Di pasal ini, terdapat dua ayat terkenal yang merupakan suatu paradoks tentang cara merespons orang yang bebal, yaitu "Jangan menjawab orang bebal menurut kebodohannya …" dan "Jawablah orang bebal menurut kebodohannya …" (26:4-5). Jika kita tidak menjawab, kita tidak memiliki risiko menjadi sama seperti orang bebal. Akan tetapi, jika kita menjawab, kita merintangi orang bebal tersebut menganggap dirinya pandai. Pelajaran yang bisa diambil dari kedua ayat ini adalah bahwa bagaimana pun kita merespons orang bebal saat berhadapan dengan dia, kita harus ekstra hati-hati.
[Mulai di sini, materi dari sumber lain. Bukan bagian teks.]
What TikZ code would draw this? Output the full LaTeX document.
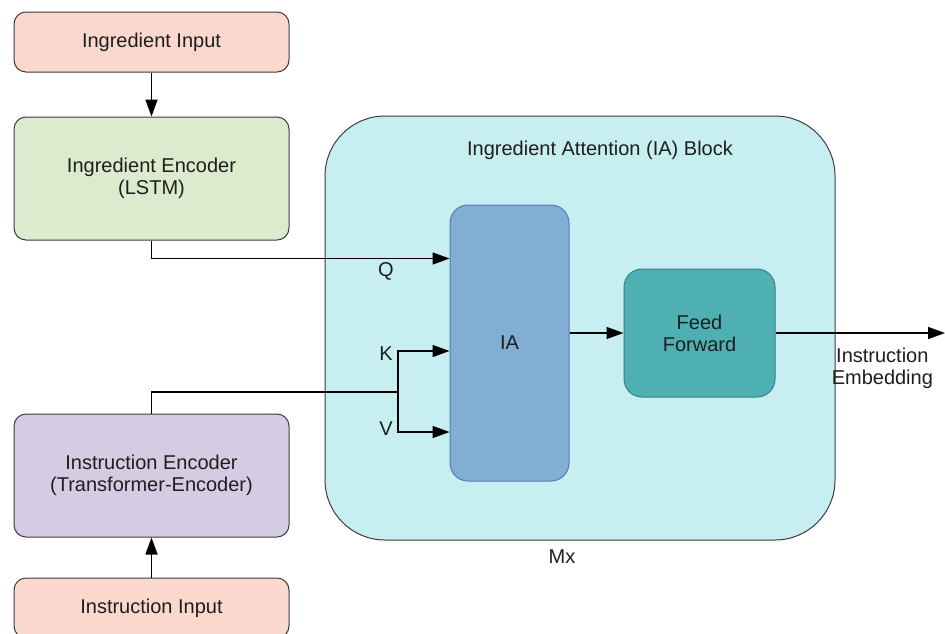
\documentclass[tikz,border=0pt]{standalone}
\usepackage{fontspec}
\setmainfont{Liberation Sans}
\usetikzlibrary{arrows.meta,positioning}

\definecolor{inputfill}{RGB}{250,216,206}
\definecolor{lstmfill}{RGB}{220,235,205}
\definecolor{transfill}{RGB}{213,204,228}
\definecolor{iablockfill}{RGB}{199,238,240}
\definecolor{iafill}{RGB}{131,174,211}
\definecolor{iadraw}{RGB}{82,124,182}
\definecolor{fffill}{RGB}{78,176,178}
\definecolor{ffdraw}{RGB}{52,132,134}
\definecolor{boxdraw}{RGB}{60,60,60}
\definecolor{txt}{RGB}{30,30,30}

\begin{document}
\begin{tikzpicture}[x=1pt,y=-1pt,node distance=44pt,
                    line width=1.5pt,font=\fontsize{20}{22}\selectfont,
                    every text node part/.style={align=center}]
  \tikzstyle{box}=[draw=boxdraw,line width=1pt,rounded corners=12pt,
                   minimum width=275pt,text=txt,inner sep=0pt]
  \tikzstyle{arrow}=[-{Triangle[length=17pt,width=12pt]}]
  \tikzstyle{lbl}=[text=txt,inner sep=1pt]

  \useasboundingbox (0,0) rectangle (945,633);

  % outer block first, so it sits behind
  \node[draw=boxdraw,line width=1pt,fill=iablockfill,rounded corners=60pt,
        minimum width=510pt,minimum height=424pt] (iab) at (580,328) {};
  \node[lbl] (iatitle) at (600,150) {Ingredient Attention (IA) Block};
  \node[lbl] (mx) at (562,557) {Mx};

  % left column
  \node[box,fill=inputfill,minimum height=60pt] (ingin) at (151.5,42) {Ingredient Input};
  \node[box,fill=lstmfill,minimum height=123pt] (ingenc) [below=44pt of ingin]
        {Ingredient Encoder\\(LSTM)};
  \node[box,fill=transfill,minimum height=123pt] (insenc) [below=173pt of ingenc]
        {Instruction Encoder\\(Transformer-Encoder)};
  \node[box,fill=inputfill,minimum height=60pt] (insin) [below=40pt of insenc]
        {Instruction Input};

  % inner blocks
  \node[draw=iadraw,line width=1pt,fill=iafill,rounded corners=18pt,
        minimum width=119pt,minimum height=276pt,text=txt] (ia) at (509.5,343) {IA};
  \node[draw=ffdraw,line width=1pt,fill=fffill,rounded corners=18pt,
        minimum width=151pt,minimum height=128pt,text=txt] (ff) at (699.5,333)
        {Feed\\Forward};

  \coordinate (kv) at (398,392);
  \coordinate (out) at (945,333);

  \draw[arrow] (ingin) -- (ingenc);
  \draw[arrow] (insin) -- (insenc);
  \draw[arrow] (ingenc.south) |- ([yshift=-54pt]ia.north west);
  \draw (insenc.north) |- (kv);
  \draw[arrow] (kv) |- ([yshift=-8pt]ia.west);
  \draw[arrow] (kv) |- ([yshift=-89pt]ia.west);
  \draw[arrow] (ia.east |- ff.west) -- (ff.west);
  \draw[arrow] (ff.east) -- (out);

  \node[lbl] (q) at (386,271) {Q};
  \node[lbl] (k) at (386,354) {K};
  \node[lbl] (v) at (386,429) {V};
  \node[lbl,anchor=north west,align=left] (emb) at (830,346)
        {Instruction\\Embedding};
\end{tikzpicture}
\end{document}
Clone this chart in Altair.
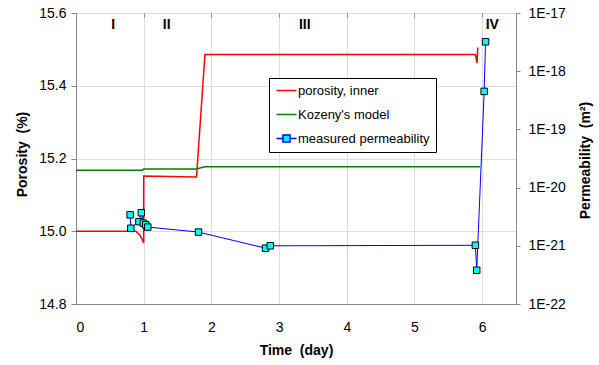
import altair as alt
import pandas as pd

# ---------------- data ----------------
series_names = ["porosity, inner", "Kozeny's model", "measured permeability"]
series_colors = ["#FF0000", "#008000", "#0000FF"]

por_time = [0.0, 0.886, 0.945, 0.98, 1.0, 1.0, 1.78, 1.905, 5.90, 5.925, 5.935]
por_val = [15.0, 15.0, 14.989, 14.977, 14.968, 15.152, 15.149, 15.486, 15.486, 15.462, 15.505]

koz_time = [0.0, 0.98, 1.0, 1.78, 1.9, 5.97]
koz_val = [15.168, 15.168, 15.171, 15.171, 15.177, 15.177]

perm_time = [0.80, 0.81, 0.93, 0.965, 0.995, 1.03, 1.06, 1.81, 2.80, 2.87, 5.90, 5.92, 6.03, 6.05]
perm_val = [3.4e-21, 2.0e-21, 2.6e-21, 3.7e-21, 2.45e-21, 2.3e-21, 2.1e-21, 1.72e-21,
            9.1e-22, 1.0e-21, 1.02e-21, 3.8e-22, 4.5e-19, 3.2e-18]

region_labels = ["I", "II", "III", "IV"]
region_time = [0.55, 1.34, 3.38, 6.15]
region_level = [15.567, 15.567, 15.567, 15.567]

x_ticks = [0, 1, 2, 3, 4, 5, 6]
por_ticks = [14.8, 15.0, 15.2, 15.4, 15.6]
perm_ticks = [1e-22, 1e-21, 1e-20, 1e-19, 1e-18, 1e-17]

# ---------------- tables ----------------
por_df = pd.DataFrame({"t": por_time, "v": por_val, "i": range(len(por_time))})
koz_df = pd.DataFrame({"t": koz_time, "v": koz_val, "i": range(len(koz_time))})
perm_df = pd.DataFrame({"t": perm_time, "k": perm_val, "i": range(len(perm_time))})
reg_df = pd.DataFrame({"t": region_time, "v": region_level, "label": region_labels})
leg_df = pd.DataFrame({"series": series_names, "t": [0.0] * 3, "v": [15.0] * 3})

FONT = "Liberation Sans"

x_scale = alt.Scale(domain=[0, 6.5], nice=False, zero=False)
x_enc = alt.X(
    "t:Q", scale=x_scale,
    axis=alt.Axis(
        values=x_ticks, format="d", ticks=False, labelPadding=16,
        labelFontSize=14, title="Time \u00a0(day)", titleFontSize=14,
        titleFontWeight="bold", titlePadding=9,
    ),
)
# inward tick marks on the bottom edge
x_enc_ticks = alt.X(
    "t:Q", scale=x_scale,
    axis=alt.Axis(values=x_ticks, offset=-4, tickSize=4, labels=False,
                  domain=False, title=None),
)

left_scale = alt.Scale(domain=[14.8, 15.6], nice=False, zero=False)
left_axis = alt.Axis(
    values=por_ticks, format=".1f", tickSize=5, labelPadding=5, labelFontSize=14,
    title="Porosity \u00a0(%)", titleFontSize=14, titleFontWeight="bold",
    titleAngle=270, titleBaseline="middle", titleAlign="center",
    titleX=-54, titleY=141,
)
y_left = alt.Y("v:Q", scale=left_scale, axis=left_axis)

right_scale = alt.Scale(type="log", domain=[1e-22, 1e-17], nice=False)
right_axis = alt.Axis(
    orient="right", values=perm_ticks,
    labelExpr="'1E' + round(log(datum.value) / LN10)",
    tickSize=4, labelPadding=8, labelFontSize=14,
    title="Permeability \u00a0(m\u00b2)", titleFontSize=14, titleFontWeight="bold",
    titleAngle=270, titleBaseline="middle", titleAlign="center",
    titleX=69, titleY=147,
)
y_right = alt.Y("k:Q", scale=right_scale, axis=right_axis)

legend = alt.Legend(
    title=None, orient="none", legendX=193, legendY=65,
    strokeColor="black", fillColor="white", padding=6,
    labelFont=FONT, labelFontSize=13, labelColor="black", labelLimit=400,
    symbolSize=100, symbolStrokeWidth=1.5, rowPadding=10, labelOffset=10,
    symbolOpacity=1, symbolFillColor="#00FFFF",
)
line_path = "M-1,0H3"
marker_path = "M-1,0H0.3M1.7,0H3M0.3,-0.7H1.7V0.7H0.3Z"

red = alt.Chart(por_df).mark_line(color=series_colors[0], strokeWidth=1.5).encode(
    x=x_enc, y=y_left, order="i:Q")
green = alt.Chart(koz_df).mark_line(color=series_colors[1], strokeWidth=1.5).encode(
    x=x_enc, y=y_left, order="i:Q")
regions = alt.Chart(reg_df).mark_text(
    font=FONT, fontSize=14, fontWeight="bold", color="black", baseline="middle"
).encode(x=x_enc, y=y_left, text="label:N")
dummy = alt.Chart(leg_df).mark_point(
    opacity=0, filled=True, fill="#00FFFF", strokeWidth=1.5
).encode(
    x=x_enc, y=y_left,
    stroke=alt.Stroke("series:N", scale=alt.Scale(domain=series_names, range=series_colors),
                      sort=None, legend=legend),
    shape=alt.Shape("series:N", scale=alt.Scale(domain=series_names,
                                                range=[line_path, line_path, marker_path]),
                    sort=None, legend=legend),
)
left = alt.layer(red, green, regions, dummy)

blue_line = alt.Chart(perm_df).mark_line(color=series_colors[2], strokeWidth=1).encode(
    x=x_enc_ticks, y=y_right, order="i:Q")
blue_pts = alt.Chart(perm_df).mark_point(
    shape="square", filled=True, fill="#00FFFF", stroke="black", strokeWidth=1,
    size=42, opacity=1
).encode(x=x_enc_ticks, y=y_right)
right = alt.layer(blue_line, blue_pts)

chart = alt.layer(left, right).resolve_scale(y="independent").resolve_axis(
    x="independent"
).properties(
    width=440, height=291,
    autosize=alt.AutoSizeParams(type="none"),
    padding={"left": 76, "top": 13, "right": 83, "bottom": 61},
).configure_view(
    stroke="black", strokeWidth=1.5
).configure_axis(
    grid=False, domainColor="black", domainWidth=1.5, tickColor="black",
    labelColor="black", titleColor="black", labelFont=FONT, titleFont=FONT,
).configure(background="white")

chart.save("out.html", embed_options={"renderer": "svg", "actions": False})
Bagaimanakah karakter orang bebal? Amsal 26 mengajar kita bahwa orang bebal tidak bisa menghargai sesuatu yang baik, termasuk amsal yang mengajarkan hikmat. Jika kita mempekerjakan orang bebal, orang bebal itu dapat merugikan tuannya. Orang bebal akan mengulangi kebodohannya. Perhatikan bahwa ada satu karakteristik (ciri) utama orang bebal, yaitu dia hampir sama dengan seorang yang menganggap dirinya bijak (bandingkan dengan 26:12, 16). Kebodohannya adalah ia berpikir bahwa ia pandai. Oleh sebab itu, ketika kita merasa perlu menjawab mereka yang bebal agar mereka mengerti dan tidak merasa dirinya pintar, kita membutuhkan kuasa Allah dalam menjawab, menjelaskan, serta membuka pikiran mereka. Jika kita terbawa oleh arus kebodohannya saat menjawab, kita akan kelihatan bodoh. Apakah Anda merasa bahwa diri Anda pintar? Jika ya, maka Anda perlu merenungkan kebenaran amsal di pasal ini! [A]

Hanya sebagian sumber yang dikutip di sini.